» Information shown:
......
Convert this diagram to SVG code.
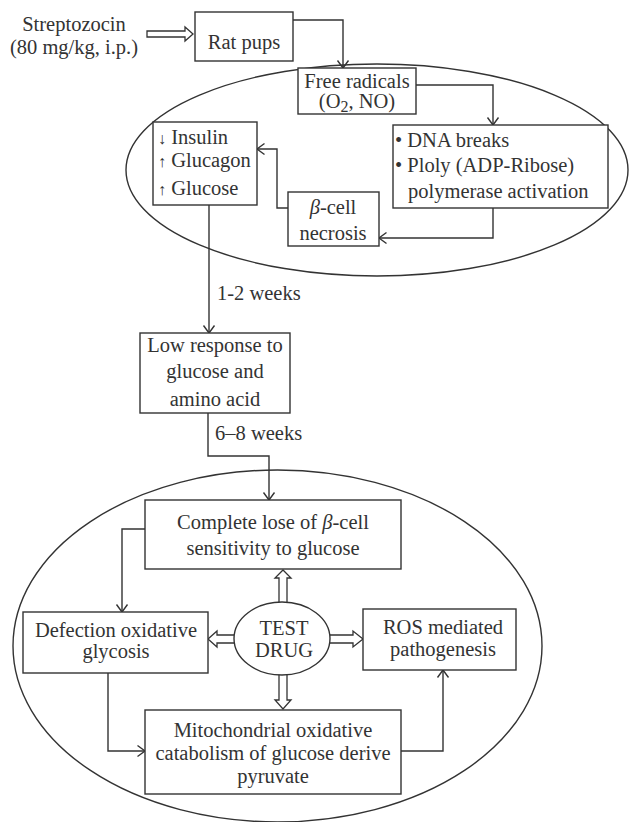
<svg xmlns="http://www.w3.org/2000/svg" width="629" height="822" viewBox="0 0 629 822">
<style>
text{font-family:"Liberation Serif","Times New Roman",serif;font-size:20.5px;fill:#333}
.c{text-anchor:middle}
.box{fill:#fff;stroke:#333;stroke-width:1.4}
.oval{fill:none;stroke:#333;stroke-width:1.4}
.ln{fill:none;stroke:#333;stroke-width:1.4;marker-end:url(#ah)}
.blk{fill:#fff;stroke:#333;stroke-width:1.3;stroke-linejoin:miter}
.it{font-style:italic}
.sm{font-size:16px}
</style>
<defs>
<marker id="ah" markerUnits="userSpaceOnUse" markerWidth="14" markerHeight="14" viewBox="0 0 14 14" refX="9" refY="7" orient="auto">
<path d="M1.5,1.5 L9,7 L1.5,12.5" fill="none" stroke="#333" stroke-width="1.4"/>
</marker>
</defs>
<rect width="629" height="822" fill="#fff"/>
<g id="ellipse-top"><ellipse class="oval" cx="377" cy="170" rx="251" ry="106"/></g>
<g id="ellipse-bottom"><ellipse class="oval" cx="277.5" cy="646" rx="264.5" ry="176"/></g>
<g id="connectors">
<path class="ln" d="M293,20 H343 V68"/>
<path class="ln" d="M416,85 H493 V125"/>
<path class="ln" d="M493,208 V238 H379"/>
<path class="ln" d="M288,208 H277 V149 H257"/>
<path class="ln" d="M209,205 V333"/>
<path class="ln" d="M208,413 V456 H269 V500"/>
<path class="ln" d="M145,529 H122 V612"/>
<path class="ln" d="M108,673 V751 H145"/>
<path class="ln" d="M401,751 H443 V670"/>
<polygon class="blk" points="147,31 185,31 185,27 193,34 185,41 185,37 147,37"/>
<polygon class="blk" points="279,604 279,578 275,578 283,570 291,578 287,578 287,604"/>
<polygon class="blk" points="279,672 279,700 275,700 283,709 291,700 287,700 287,672"/>
<polygon class="blk" points="237,635 217,635 217,631 208,639 217,647 217,643 237,643"/>
<polygon class="blk" points="327,635 353,635 353,631 363,639 353,647 353,643 327,643"/>
<text x="217" y="300">1-2 weeks</text>
<text x="215" y="440">6–8 weeks</text>
</g>
<g id="streptozocin">
<text class="c" x="74" y="31">Streptozocin</text>
<text class="c" x="74" y="54">(80 mg/kg, i.p.)</text>
</g>
<g id="rat-pups">
<rect class="box" x="195" y="12" width="98" height="49"/>
<text class="c" x="244" y="49">Rat pups</text>
</g>
<g id="free-radicals">
<rect class="box" x="298" y="68" width="118" height="46"/>
<text class="c" x="357" y="88">Free radicals</text>
<text class="c" x="357" y="108">(O<tspan class="sm" dy="4">2</tspan><tspan dy="-4">, NO)</tspan></text>
</g>
<g id="dna">
<rect class="box" x="393" y="125" width="215" height="83"/>
<text x="395" y="147">• DNA breaks</text>
<text x="395" y="172">• Ploly (ADP-Ribose)</text>
<text x="408" y="198">polymerase activation</text>
</g>
<g id="insulin">
<rect class="box" x="153" y="122" width="104" height="83"/>
<text x="158" y="144"><tspan class="sm">↓</tspan> Insulin</text>
<text x="158" y="167"><tspan class="sm">↑</tspan> Glucagon</text>
<text x="158" y="195"><tspan class="sm">↑</tspan> Glucose</text>
</g>
<g id="necrosis">
<rect class="box" x="288" y="192" width="91" height="54"/>
<text class="c" x="333" y="214"><tspan class="it">β</tspan>-cell</text>
<text class="c" x="333" y="240">necrosis</text>
</g>
<g id="low-response">
<rect class="box" x="140" y="333" width="150" height="80"/>
<text class="c" x="215" y="352">Low response to</text>
<text class="c" x="215" y="378">glucose and</text>
<text class="c" x="215" y="406">amino acid</text>
</g>
<g id="complete-lose">
<rect class="box" x="145" y="500" width="256" height="69"/>
<text class="c" x="273" y="529">Complete lose of <tspan class="it">β</tspan>-cell</text>
<text class="c" x="273" y="555">sensitivity to glucose</text>
</g>
<g id="defection">
<rect class="box" x="23" y="612" width="185" height="61"/>
<text class="c" x="116" y="637">Defection oxidative</text>
<text class="c" x="116" y="658">glycosis</text>
</g>
<g id="test-drug">
<ellipse class="box" cx="282" cy="638.5" rx="48" ry="36.5"/>
<text class="c" x="284" y="635">TEST</text>
<text class="c" x="284" y="657">DRUG</text>
</g>
<g id="ros">
<rect class="box" x="363" y="609" width="153" height="61"/>
<text class="c" x="443" y="634">ROS mediated</text>
<text class="c" x="443" y="656">pathogenesis</text>
</g>
<g id="mitochondrial">
<rect class="box" x="145" y="710" width="256" height="84"/>
<text class="c" x="273" y="737">Mitochondrial oxidative</text>
<text class="c" x="273" y="760">catabolism of glucose derive</text>
<text class="c" x="273" y="783">pyruvate</text>
</g>
</svg>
......
» What you have to do:
Using the material above, return every line exactly as it appears, minus the pictures.

» Correct response:
Convert this diagram to SVG code.
<svg xmlns="http://www.w3.org/2000/svg" width="629" height="822" viewBox="0 0 629 822">
<style>
text{font-family:"Liberation Serif","Times New Roman",serif;font-size:20.5px;fill:#333}
.c{text-anchor:middle}
.box{fill:#fff;stroke:#333;stroke-width:1.4}
.oval{fill:none;stroke:#333;stroke-width:1.4}
.ln{fill:none;stroke:#333;stroke-width:1.4;marker-end:url(#ah)}
.blk{fill:#fff;stroke:#333;stroke-width:1.3;stroke-linejoin:miter}
.it{font-style:italic}
.sm{font-size:16px}
</style>
<defs>
<marker id="ah" markerUnits="userSpaceOnUse" markerWidth="14" markerHeight="14" viewBox="0 0 14 14" refX="9" refY="7" orient="auto">
<path d="M1.5,1.5 L9,7 L1.5,12.5" fill="none" stroke="#333" stroke-width="1.4"/>
</marker>
</defs>
<rect width="629" height="822" fill="#fff"/>
<g id="ellipse-top"><ellipse class="oval" cx="377" cy="170" rx="251" ry="106"/></g>
<g id="ellipse-bottom"><ellipse class="oval" cx="277.5" cy="646" rx="264.5" ry="176"/></g>
<g id="connectors">
<path class="ln" d="M293,20 H343 V68"/>
<path class="ln" d="M416,85 H493 V125"/>
<path class="ln" d="M493,208 V238 H379"/>
<path class="ln" d="M288,208 H277 V149 H257"/>
<path class="ln" d="M209,205 V333"/>
<path class="ln" d="M208,413 V456 H269 V500"/>
<path class="ln" d="M145,529 H122 V612"/>
<path class="ln" d="M108,673 V751 H145"/>
<path class="ln" d="M401,751 H443 V670"/>
<polygon class="blk" points="147,31 185,31 185,27 193,34 185,41 185,37 147,37"/>
<polygon class="blk" points="279,604 279,578 275,578 283,570 291,578 287,578 287,604"/>
<polygon class="blk" points="279,672 279,700 275,700 283,709 291,700 287,700 287,672"/>
<polygon class="blk" points="237,635 217,635 217,631 208,639 217,647 217,643 237,643"/>
<polygon class="blk" points="327,635 353,635 353,631 363,639 353,647 353,643 327,643"/>
<text x="217" y="300">1-2 weeks</text>
<text x="215" y="440">6–8 weeks</text>
</g>
<g id="streptozocin">
<text class="c" x="74" y="31">Streptozocin</text>
<text class="c" x="74" y="54">(80 mg/kg, i.p.)</text>
</g>
<g id="rat-pups">
<rect class="box" x="195" y="12" width="98" height="49"/>
<text class="c" x="244" y="49">Rat pups</text>
</g>
<g id="free-radicals">
<rect class="box" x="298" y="68" width="118" height="46"/>
<text class="c" x="357" y="88">Free radicals</text>
<text class="c" x="357" y="108">(O<tspan class="sm" dy="4">2</tspan><tspan dy="-4">, NO)</tspan></text>
</g>
<g id="dna">
<rect class="box" x="393" y="125" width="215" height="83"/>
<text x="395" y="147">• DNA breaks</text>
<text x="395" y="172">• Ploly (ADP-Ribose)</text>
<text x="408" y="198">polymerase activation</text>
</g>
<g id="insulin">
<rect class="box" x="153" y="122" width="104" height="83"/>
<text x="158" y="144"><tspan class="sm">↓</tspan> Insulin</text>
<text x="158" y="167"><tspan class="sm">↑</tspan> Glucagon</text>
<text x="158" y="195"><tspan class="sm">↑</tspan> Glucose</text>
</g>
<g id="necrosis">
<rect class="box" x="288" y="192" width="91" height="54"/>
<text class="c" x="333" y="214"><tspan class="it">β</tspan>-cell</text>
<text class="c" x="333" y="240">necrosis</text>
</g>
<g id="low-response">
<rect class="box" x="140" y="333" width="150" height="80"/>
<text class="c" x="215" y="352">Low response to</text>
<text class="c" x="215" y="378">glucose and</text>
<text class="c" x="215" y="406">amino acid</text>
</g>
<g id="complete-lose">
<rect class="box" x="145" y="500" width="256" height="69"/>
<text class="c" x="273" y="529">Complete lose of <tspan class="it">β</tspan>-cell</text>
<text class="c" x="273" y="555">sensitivity to glucose</text>
</g>
<g id="defection">
<rect class="box" x="23" y="612" width="185" height="61"/>
<text class="c" x="116" y="637">Defection oxidative</text>
<text class="c" x="116" y="658">glycosis</text>
</g>
<g id="test-drug">
<ellipse class="box" cx="282" cy="638.5" rx="48" ry="36.5"/>
<text class="c" x="284" y="635">TEST</text>
<text class="c" x="284" y="657">DRUG</text>
</g>
<g id="ros">
<rect class="box" x="363" y="609" width="153" height="61"/>
<text class="c" x="443" y="634">ROS mediated</text>
<text class="c" x="443" y="656">pathogenesis</text>
</g>
<g id="mitochondrial">
<rect class="box" x="145" y="710" width="256" height="84"/>
<text class="c" x="273" y="737">Mitochondrial oxidative</text>
<text class="c" x="273" y="760">catabolism of glucose derive</text>
<text class="c" x="273" y="783">pyruvate</text>
</g>
</svg>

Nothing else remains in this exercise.